Haklı olaydır. islam yerel dindir.
Allah katında gerÇek din islam olduğunu bilmesine rağmen böyle bir başlığa destek verenlerin kara cahil ve nasipsiz bir insan olduğu gerÇeğini ortaya koyan bir düşünceler sistemi.
doğru olduğunu anlamak için şu iki ayete bakmanın yeterli olacağı tespittir.

http://www.kuranmeali.org...urani_kerim_mealleri.aspx

http://www.kuranmeali.org...urani_kerim_mealleri.aspx

yani peygamber başta bu kadar başarılı olacağını tahmin etmiyordu. hedefi diğer yerel peygamberler gibi bir peygamber olmaktı. fakat beklemediği kadar başarılı olunca tüm insanlara peygamber olarak gönderildiğini anlatan ayetler "inmeye" başladı...

"yukarıdaki ayetlere ne oldu?" derseniz "ve men havle-hâ- ve onun etrafındakiler" sözüyle bütün dünyanın kastedildiği tevili yapılınca mesele kalmadı!...

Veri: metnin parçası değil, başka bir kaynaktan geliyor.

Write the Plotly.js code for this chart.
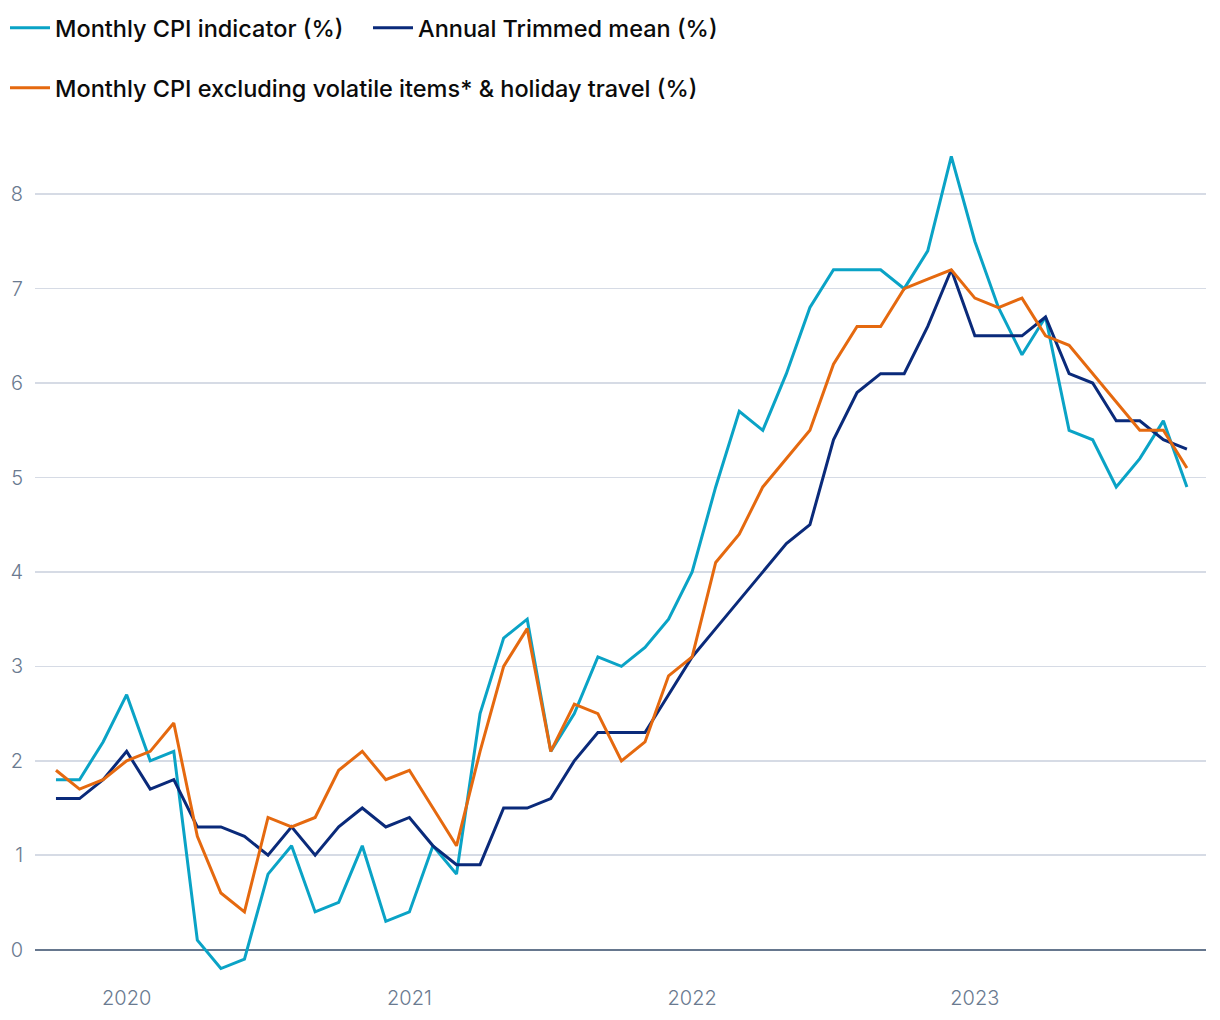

bu açıdan "köyümün etrafındaki dereler" filan gibi cümleler kurarken dikkatli olun!.. dindar zihniyet amazon nehrini kastettiğinizi sanabilir!...
internetten biri iki araştırma yapıp fason bilgilere ulaşıp pekte bişey bilmeyen insan sözüdür.
--spoiler--
kamu yönetimi okuyunca kaymakam oluyormuşsun doğru mu recai?